Published March 06. 2019 07:56AM

LOS ANGELES (AP) — A storm soaking California on Wednesday could trigger mudslides in wildfire burn areas where thousands of residents are under evacuation orders, authorities warned.

Up to 4 inches (10 centimeters) of rain is expected along the Central Coast, and amounts could be higher in areas where thunderstorms develop, the National Weather Service said.

The Santa Barbara County Sheriff’s Office ordered 3,000 residents to evacuate hillside neighborhoods scarred by fires — including parts of Montecito hit by a disastrous debris flow just over a year ago. Officials didn’t say how many people heeded the order.

Many customers pumping gas at Montecito’s Village Service Station on Tuesday said they’re not leaving, according to Ray Dunham, who works there.

“Nobody’s going into panic mode,” he said. “They think the threat is way over-exaggerated.”

Sheriff Bill Brown told a news conference earlier this week that the system is expected to be more intense than the last several storms. A map published by the county Office of Emergency Management indicates that much of Montecito is at risk.

“We do not take these evacuation orders lightly, and while we do know this is very inconvenient, if you are in an evacuation area, please know there is a high risk to life and property,” Brown said.

A January 2018 debris flow from the Thomas fire scar destroyed or damaged hundreds of Montecito structures, killed 21 people and left two others missing.

The weather service issued a flash-flood watch through Wednesday for all burn areas in Santa Barbara, Ventura and Los Angeles counties.

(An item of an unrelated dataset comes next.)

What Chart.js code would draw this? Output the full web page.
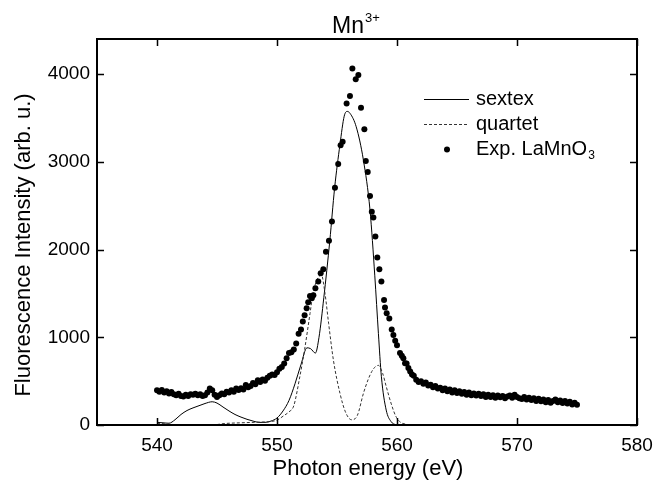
<!DOCTYPE html>
<html>
<head>
<meta charset="utf-8">
<script src="https://cdn.jsdelivr.net/npm/chart.js@4.4.1/dist/chart.umd.min.js"></script>
<style>
  body { margin: 0; background: #fff; }
  canvas { display: block; }
</style>
</head>
<body>
<canvas id="mn_chart" width="662" height="490"></canvas>
<script>
const x_ticks = [540, 550, 560, 570, 580];
const y_ticks = [0, 1000, 2000, 3000, 4000];

// measured points, Exp. LaMnO3
const exp_energy = [
  540.0,540.2,540.4,540.6,540.8,541.0,541.2,541.4,541.6,541.8,
  542.0,542.2,542.4,542.6,542.8,543.0,543.2,543.4,543.6,543.8,
  544.0,544.2,544.4,544.6,544.8,545.0,545.2,545.4,545.6,545.8,
  546.0,546.2,546.4,546.6,546.8,547.0,547.2,547.4,547.6,547.8,
  548.0,548.2,548.4,548.6,548.8,549.0,549.2,549.4,549.6,549.8,
  550.0,550.2,550.4,550.6,550.8,551.0,551.2,551.4,551.6,551.8,
  552.0,552.15,552.3,552.47,552.6,552.75,552.9,553.03,553.2,553.44,
  553.64,553.86,554.08,554.33,554.58,554.83,555.1,555.3,555.47,555.8,
  556.08,556.28,556.56,556.78,557.0,557.28,557.4,557.56,557.75,557.9,
  558.03,558.2,558.36,558.53,558.7,558.92,559.0,559.14,559.36,559.56,
  559.7,559.85,560.0,560.25,560.4,560.53,560.67,560.8,560.95,561.1,
  561.25,561.4,561.6,
  561.8,562.0,562.2,562.4,562.6,562.8,563.0,563.2,563.4,563.6,
  563.8,564.0,564.2,564.4,564.6,564.8,565.0,565.2,565.4,565.6,
  565.8,566.0,566.2,566.4,566.6,566.8,567.0,567.2,567.4,567.6,
  567.8,568.0,568.2,568.4,568.6,568.8,569.0,569.2,569.4,569.6,
  569.8,570.0,570.2,570.4,570.6,570.8,571.0,571.2,571.4,571.6,
  571.8,572.0,572.2,572.4,572.6,572.8,573.0,573.2,573.4,573.6,
  573.8,574.0,574.2,574.4,574.6,574.8,575.0
];
const exp_intensity = [
  395,380,400,370,385,360,375,350,340,355,
  330,325,345,330,350,345,355,340,350,330,
  340,370,415,395,345,320,340,360,350,380,
  370,395,380,415,400,420,405,455,430,445,
  480,465,510,490,520,505,540,560,575,570,
  600,640,660,700,760,820,830,860,930,1040,
  1090,1180,1250,1330,1400,1470,1445,1480,1560,1635,
  1730,1775,1975,2100,2320,2705,2975,3190,3230,3665,
  3750,4065,3940,3990,3615,3370,3010,2885,2610,2430,
  2365,2150,1910,1775,1635,1425,1340,1275,1215,1090,
  1025,960,910,820,790,760,705,700,650,610,
  575,560,515,
  490,500,470,485,450,460,430,445,415,425,
  395,415,385,405,370,395,365,385,355,375,
  345,370,340,360,335,355,330,350,320,345,
  320,340,310,335,315,330,305,325,335,310,
  345,320,305,295,320,290,310,285,305,275,
  300,270,290,260,285,255,275,290,260,280,
  250,275,245,265,235,255,230
];

// calculated sextex spectrum
const sextex_energy = [
  540.0,540.5,541.0,541.5,542.0,542.5,543.0,543.5,544.0,544.6,
  545.0,545.5,546.0,546.5,547.0,547.5,548.0,548.5,549.0,549.5,
  550.0,550.5,551.0,551.5,552.0,552.5,552.8,553.2,553.5,553.9,
  554.4,554.8,555.25,555.6,555.85,556.1,556.6,557.2,557.75,558.15,
  558.45,558.7,559.1,559.5,559.9
];
const sextex_intensity = [
  30,25,20,60,120,165,195,220,245,265,
  250,205,160,120,90,65,45,30,30,45,
  80,160,280,470,690,880,870,820,1000,1450,
  2100,2700,3200,3520,3575,3550,3400,3020,2450,1700,
  1045,550,170,40,0
];

// calculated quartet spectrum
const quartet_energy = [
  540.0,540.5,541.0,541.5,542.5,543.5,544.5,545.0,545.5,546.0,
  547.0,548.0,549.0,549.5,550.0,550.5,551.0,551.4,551.9,552.3,
  552.75,553.0,553.35,553.7,554.0,554.3,554.7,555.25,555.7,556.2,
  556.7,557.2,557.6,557.9,558.2,558.45,558.8,559.1,559.5,559.9,
  560.3,560.7,561.0
];
const quartet_intensity = [
  20,15,5,0,0,0,0,5,15,20,
  25,30,35,40,55,100,150,220,550,860,
  1270,1500,1660,1710,1500,1160,740,360,150,60,
  110,360,520,610,665,680,590,440,250,100,
  30,10,0
];

const font_family = "'Liberation Sans', Arial, Helvetica, sans-serif";

function to_points(xs, ys) {
  return xs.map((x, i) => ({ x: x, y: ys[i] }));
}

// box round the plot with inward ticks on all four sides
const frame_plugin = {
  id: "frame",
  afterDraw(chart) {
    const ctx = chart.ctx;
    const area = chart.chartArea;
    const xs = chart.scales.x;
    const ys = chart.scales.y;
    ctx.save();
    ctx.strokeStyle = "#000";
    ctx.lineWidth = 2;
    ctx.strokeRect(area.left, area.top, area.right - area.left, area.bottom - area.top);
    ctx.lineWidth = 1.5;
    ctx.beginPath();
    for (const t of xs.ticks) {
      const px = Math.round(xs.getPixelForValue(t.value)) + 0.5;
      ctx.moveTo(px, area.bottom);
      ctx.lineTo(px, area.bottom - 7);
      ctx.moveTo(px, area.top);
      ctx.lineTo(px, area.top + 7);
    }
    for (const t of ys.ticks) {
      const py = Math.round(ys.getPixelForValue(t.value)) + 0.5;
      ctx.moveTo(area.left, py);
      ctx.lineTo(area.left + 7, py);
      ctx.moveTo(area.right, py);
      ctx.lineTo(area.right - 7, py);
    }
    ctx.stroke();
    ctx.restore();
  }
};

// title, axis titles and legend
const text_plugin = {
  id: "texts",
  afterDraw(chart) {
    const ctx = chart.ctx;
    ctx.save();
    ctx.fillStyle = "#000";
    ctx.textBaseline = "alphabetic";

    // title Mn3+
    ctx.font = "23px " + font_family;
    const w_main = ctx.measureText("Mn").width;
    ctx.font = "13px " + font_family;
    const w_sup = ctx.measureText("3+").width;
    const title_x = 356 - (w_main + w_sup + 1) / 2;
    ctx.font = "23px " + font_family;
    ctx.textAlign = "left";
    ctx.fillText("Mn", title_x, 33);
    ctx.font = "13px " + font_family;
    ctx.fillText("3+", title_x + w_main + 1, 22);

    // axis titles
    ctx.font = "22px " + font_family;
    ctx.textAlign = "center";
    ctx.textBaseline = "middle";
    ctx.fillText("Photon energy (eV)", 368, 469);
    ctx.save();
    ctx.translate(24, 245);
    ctx.rotate(-Math.PI / 2);
    ctx.fillText("Fluorescence Intensity (arb. u.)", 0, 0);
    ctx.restore();

    // legend
    ctx.strokeStyle = "#000";
    ctx.lineWidth = 1;
    ctx.beginPath();
    ctx.moveTo(424, 99.5);
    ctx.lineTo(469, 99.5);
    ctx.stroke();
    ctx.strokeStyle = "#333";
    ctx.setLineDash([3, 2]);
    ctx.beginPath();
    ctx.moveTo(424, 124.5);
    ctx.lineTo(469, 124.5);
    ctx.stroke();
    ctx.setLineDash([]);
    ctx.beginPath();
    ctx.arc(447, 149.5, 3, 0, Math.PI * 2);
    ctx.fill();

    ctx.font = "20px " + font_family;
    ctx.textAlign = "left";
    ctx.textBaseline = "middle";
    ctx.fillText("sextex", 476, 99);
    ctx.fillText("quartet", 476, 124);
    ctx.fillText("Exp. LaMnO", 476, 149);
    const w_exp = ctx.measureText("Exp. LaMnO").width;
    ctx.font = "12px " + font_family;
    ctx.fillText("3", 476 + w_exp + 1, 156);
    ctx.restore();
  }
};

new Chart(document.getElementById("mn_chart"), {
  type: "scatter",
  data: {
    datasets: [
      {
        label: "Exp. LaMnO3",
        data: to_points(exp_energy, exp_intensity),
        showLine: false,
        pointRadius: 3,
        pointBackgroundColor: "#000",
        pointBorderWidth: 0,
        order: 0
      },
      {
        label: "sextex",
        data: to_points(sextex_energy, sextex_intensity),
        showLine: true,
        borderColor: "#000",
        borderWidth: 1,
        pointRadius: 0,
        cubicInterpolationMode: "monotone",
        order: 2
      },
      {
        label: "quartet",
        data: to_points(quartet_energy, quartet_intensity),
        showLine: true,
        borderColor: "#333",
        borderWidth: 1,
        borderDash: [3, 2],
        pointRadius: 0,
        cubicInterpolationMode: "monotone",
        order: 1
      }
    ]
  },
  options: {
    responsive: false,
    animation: false,
    events: [],
    layout: { padding: { top: 39, right: 25, left: 0, bottom: 0 } },
    plugins: {
      legend: { display: false },
      title: { display: false },
      tooltip: { enabled: false }
    },
    scales: {
      x: {
        type: "linear",
        min: 535,
        max: 580,
        afterFit(scale) { scale.height = 65; },
        afterBuildTicks(scale) { scale.ticks = x_ticks.map(v => ({ value: v })); },
        grid: { display: false, drawTicks: false },
        border: { display: false },
        ticks: {
          padding: 9,
          color: "#000",
          font: { family: font_family, size: 19 },
          callback: v => String(v)
        }
      },
      y: {
        type: "linear",
        min: 0,
        max: 4400,
        afterFit(scale) { scale.width = 97; },
        afterBuildTicks(scale) { scale.ticks = y_ticks.map(v => ({ value: v })); },
        grid: { display: false, drawTicks: false },
        border: { display: false },
        ticks: {
          padding: 7,
          color: "#000",
          font: { family: font_family, size: 19 },
          callback: v => String(v)
        }
      }
    }
  },
  plugins: [frame_plugin, text_plugin]
});
</script>
</body>
</html>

However, the storm is expected to weaken slightly as it moves south toward greater Los Angeles, forecasters said.

To the north, heavy snowfall and high winds are predicted for the Sierra Nevada, where a series of blizzards has dumped mountains of snow. Motorists are warned that low visibility could impede travel on mountain passes.

The wettest winter in years has nearly eliminated drought conditions in the state. While frequently disrupting travel, the storms contributed a big part of the state’s water supply — the Sierra snowpack that melts and runs off into reservoirs during spring and summer.

The California Department of Water Resources reported last month that the Sierra snowpack was 153 percent of average to date.